Ohio public schools have no standardized sex education, and the university’s 2018-19 statistical summary said the majority of Ohio State students come from within the state. When any curriculum is present, Louden said students are taught only to practice abstinence.

Louden said a primary mission of SASHA is to provide attendees a safe space to ask questions and express their views. Speakers and partners will provide an environment for free and open discussion. She said the intention is to foster community and show attendees that they all have more in common than they thought.

The founding of the organization stemmed from what Louden and Rinderle saw as a need to raise awareness of sexual health subjects on campus.

Rinderle said she came up with the idea while working as an HIV and STI counselor at the Ohio State Student Wellness Center more than a year ago.
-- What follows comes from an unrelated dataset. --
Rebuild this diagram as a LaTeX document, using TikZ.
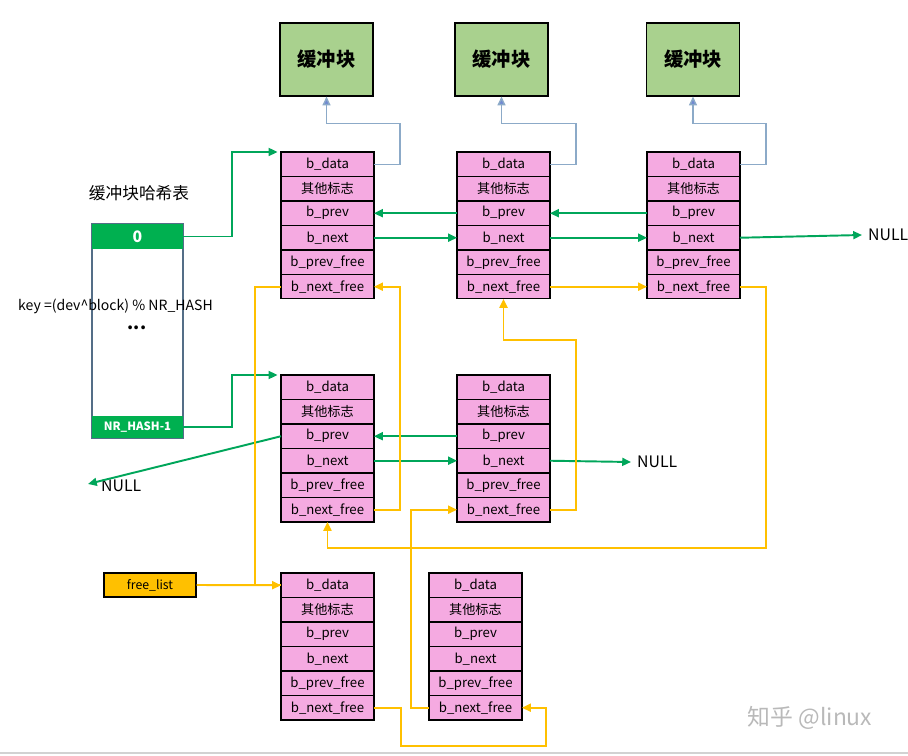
\documentclass[tikz,border=0pt]{standalone}
\usepackage{fontspec}
\setmainfont{Noto Sans CJK SC}
\usetikzlibrary{positioning,arrows.meta}
\definecolor{cellpink}{RGB}{245,170,225}
\definecolor{blkgreen}{RGB}{169,209,142}
\definecolor{hashgreen}{RGB}{0,176,80}
\definecolor{ptrgreen}{RGB}{0,166,90}
\definecolor{freeorange}{RGB}{255,192,0}
\definecolor{datablue}{RGB}{140,170,200}
\definecolor{tabline}{RGB}{84,110,135}
\tikzset{
  cell/.style={draw, fill=cellpink, line width=0.6pt, minimum width=1.86cm, minimum height=0.49cm,
    inner sep=0pt, outer sep=0pt, font=\fontsize{7.5}{8}\selectfont},
  blk/.style={draw, fill=blkgreen, line width=0.6pt, minimum width=1.86cm, minimum height=1.46cm,
    font=\fontsize{11}{12}\selectfont\bfseries},
  gptr/.style={draw=ptrgreen, line width=1.1pt, -{Triangle[length=5pt,width=4.5pt]}},
  fptr/.style={draw=freeorange, line width=1.1pt, -{Triangle[length=5pt,width=4.5pt]}},
  dptr/.style={draw=datablue, line width=0.8pt, -{Triangle[length=5pt,width=4.5pt,fill=datablue!80!blue]}},
  nulltxt/.style={font=\fontsize{9}{10}\selectfont}
}
% one buffer head: name, top-left corner
\def\bufhead(#1)(#2,#3){%
  \node[cell, anchor=north west] (#1-1) at (#2,#3) {b\_data};
  \node[cell, below=0pt of #1-1] (#1-2) {其他标志};
  \node[cell, below=0pt of #1-2] (#1-3) {b\_prev};
  \node[cell, below=0pt of #1-3] (#1-4) {b\_next};
  \node[cell, below=0pt of #1-4] (#1-5) {b\_prev\_free};
  \node[cell, below=0pt of #1-5] (#1-6) {b\_next\_free};
}
\begin{document}
\begin{tikzpicture}[x=0.02cm, y=-0.02cm]
  \useasboundingbox (0,0) rectangle (908,756);

  % buffer blocks
  \node[blk] (blk1) at (326.5,59.5) {缓冲块};
  \node[blk] (blk2) at (501.5,59.5) {缓冲块};
  \node[blk] (blk3) at (693,59.5) {缓冲块};

  % buffer heads
  \bufhead(A)(281,152)
  \bufhead(B)(457,152)
  \bufhead(C)(647,152)
  \bufhead(D)(281,375)
  \bufhead(E)(457,375)
  \bufhead(F)(281,573)
  \bufhead(G)(429,573)

  % hash table
  \node[font=\fontsize{9.5}{10}\selectfont] (htitle) at (139,193) {缓冲块哈希表};
  \node[draw=tabline, line width=0.6pt, minimum width=1.82cm, minimum height=4.28cm, inner sep=0pt] (htab) at (137.5,331) {};
  \node[fill=hashgreen, minimum width=1.82cm, minimum height=0.5cm, inner sep=0pt, text=white,
    font=\fontsize{9}{10}\selectfont\bfseries] (hash0) at (137.5,236.5) {0};
  \node[fill=hashgreen, minimum width=1.82cm, minimum height=0.44cm, inner sep=0pt, text=white,
    font=\fontsize{6.5}{7}\selectfont\bfseries] (hashN) at (137.5,427) {NR\_HASH-1};
  \node[font=\fontsize{8}{9}\selectfont] (hkey) at (115.5,306) {key =(dev\^{}block) \% NR\_HASH};
  \node[font=\fontsize{10}{10}\selectfont\bfseries] (hdots) at (137,328) {...};

  % free list head
  \node[draw, fill=freeorange, line width=0.6pt, minimum width=1.84cm, minimum height=0.48cm, inner sep=0pt,
    font=\fontsize{7}{8}\selectfont] (flist) at (150,585) {free\_list};

  % NULL ends
  \node[nulltxt, anchor=west] (nullC) at (862,235) {NULL};
  \node[nulltxt, anchor=west] (nullE) at (631,462) {NULL};
  \node[nulltxt, anchor=west] (nullD) at (95,486) {NULL};
  \coordinate (nullDtip) at (88,484);

  % data pointers
  \draw[dptr] (A-1.east) -- ++(26,0) -- ++(0,-41) -| (blk1.south);
  \draw[dptr] (B-1.east) -- ++(26,0) -- ++(0,-41) -| (blk2.south);
  \draw[dptr] (C-1.east) -- ++(26,0) -- ++(0,-41) -| (blk3.south);

  % hash chains
  \draw[gptr] (hash0.east) -- ++(49,0) |- ([xshift=-2pt]A-1.north west);
  \draw[gptr] (hashN.east) -- ++(49,0) |- ([xshift=-2pt]D-1.north west);
  \draw[gptr] (B-3.west) -- (A-3.east);
  \draw[gptr] (A-4.east) -- (B-4.west);
  \draw[gptr] (C-3.west) -- (B-3.east);
  \draw[gptr] (B-4.east) -- (C-4.west);
  \draw[gptr] (C-4.east) -- (nullC.west);
  \draw[gptr] (E-3.west) -- (D-3.east);
  \draw[gptr] (D-4.east) -- (E-4.west);
  \draw[gptr] (E-4.east) -- (nullE.west);
  \draw[gptr] (D-3.west) -- (nullDtip);

  % free list
  \draw[fptr] (flist.east) -- (F-1.west);
  \draw[draw=freeorange, line width=1.1pt] (A-6.west) -- ++(-26,0) |- (F-1.west);
  \draw[fptr] (D-6.east) -- ++(26,0) |- (A-6.east);
  \draw[fptr] (B-6.east) -- (C-6.west);
  \draw[fptr] (E-6.east) -- ++(26,0) -- ++(0,-170) -| (B-6.south);
  \draw[fptr] (C-6.east) -- ++(26,0) -- ++(0,261) -| (D-6.south);
  \draw[fptr] (G-6.west) -- ++(-18,0) |- (E-6.west);
  \draw[fptr] (F-6.east) -- ++(27,0) -- ++(0,38) -- ++(145,0) |- (G-6.east);

  % page edge and watermark
  \draw[gray!35, line width=0.8pt] (0,753) -- (908,753);
  \node[text=gray!55, font=\fontsize{13}{14}\selectfont] (wmark) at (810,718) {知乎 @linux};
\end{tikzpicture}
\end{document}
Using Second-year Transformational Experience Progam funding, she took a trip to Harvard University to observe its Sex Week and pitch the idea.

Rinderle said she was surprised by how little people knew about their sexual well-being.

“A lot of the difficulty in college is navigating personal relationships with dating and everything like that and trying to understand your body sexually, and I think that is a process for everybody. It is a process I had to go through,” Louden said. 

Sex Week will begin at noon Monday and continue until 4 p.m. Feb. 16. All events are free and open to the public. Information and schedules of events can be found at www.sexweekatosu.org.